The 2022 elections are shaping up to be on par with a presidential race, as partisan anger is driving high turnout amid concerns the soul of the nation is on the line for the next two years – and beyond.
Pre-election political violence. Worries about intimidation of both voters and elections officials. Expectations that some candidates won't accept the results and will seek to overturn them. High turnout, record campaign spending and massive advertising outlays. Oh, and which party will control the House and Senate next year.
It doesn't get more dramatic than that for a midterm election next Tuesday that is shaping up as a series of contests on par with an American presidential race. With denial of the 2020 election still prevalent – and the investigation of events related to the Jan. 6 insurrection attempt ongoing – the 2022 midterms are merely a bridge, and not a breather, before a 2024 presidential contest experts fear could be even more combative than the last one.

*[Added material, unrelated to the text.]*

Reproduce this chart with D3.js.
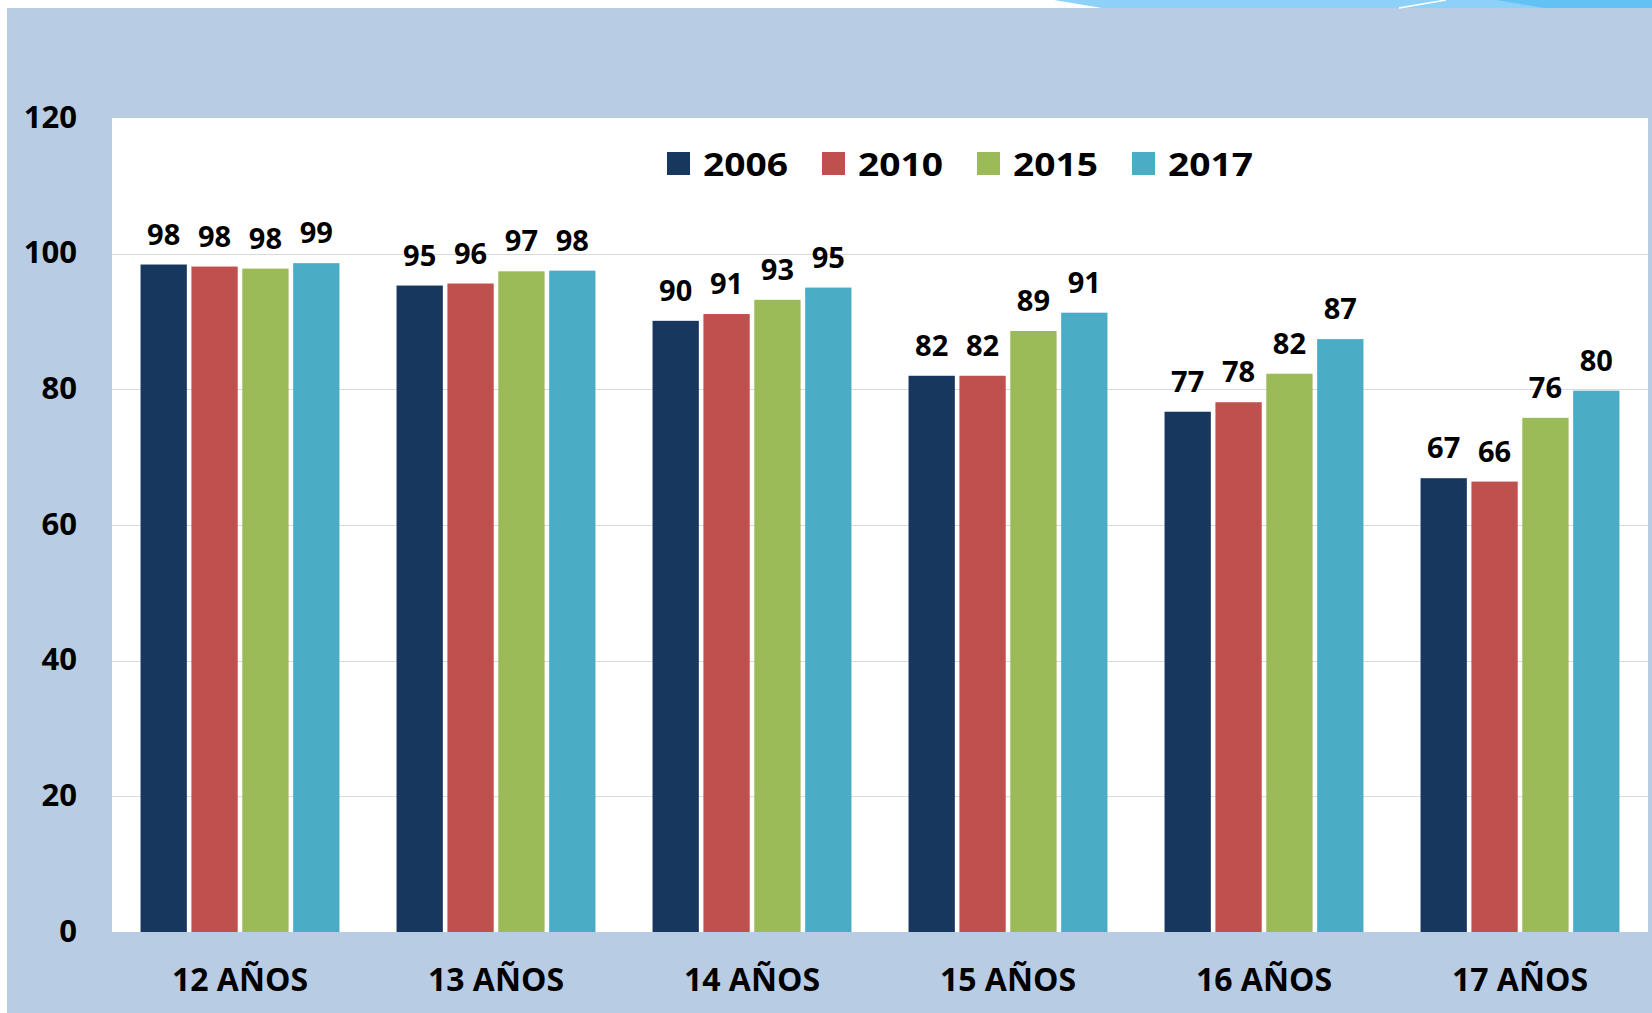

"In a typical midterm election, the question is who will control Congress for the next two years," with voters commonly slapping down the party in power and forcing a party realignment in the legislative branch, says Matthew Hall, director of Notre Dame's Rooney Center for the Study of American Democracy.
"In this election, when you have substantial numbers of (candidates for) Congress, secretary of state, governor and attorney general openly saying that they don't believe the results of the last election and are willing to use their power, if elected, to subvert the next election, we're not talking about the next two years. We're talking about whether democracy effectively ends in two years."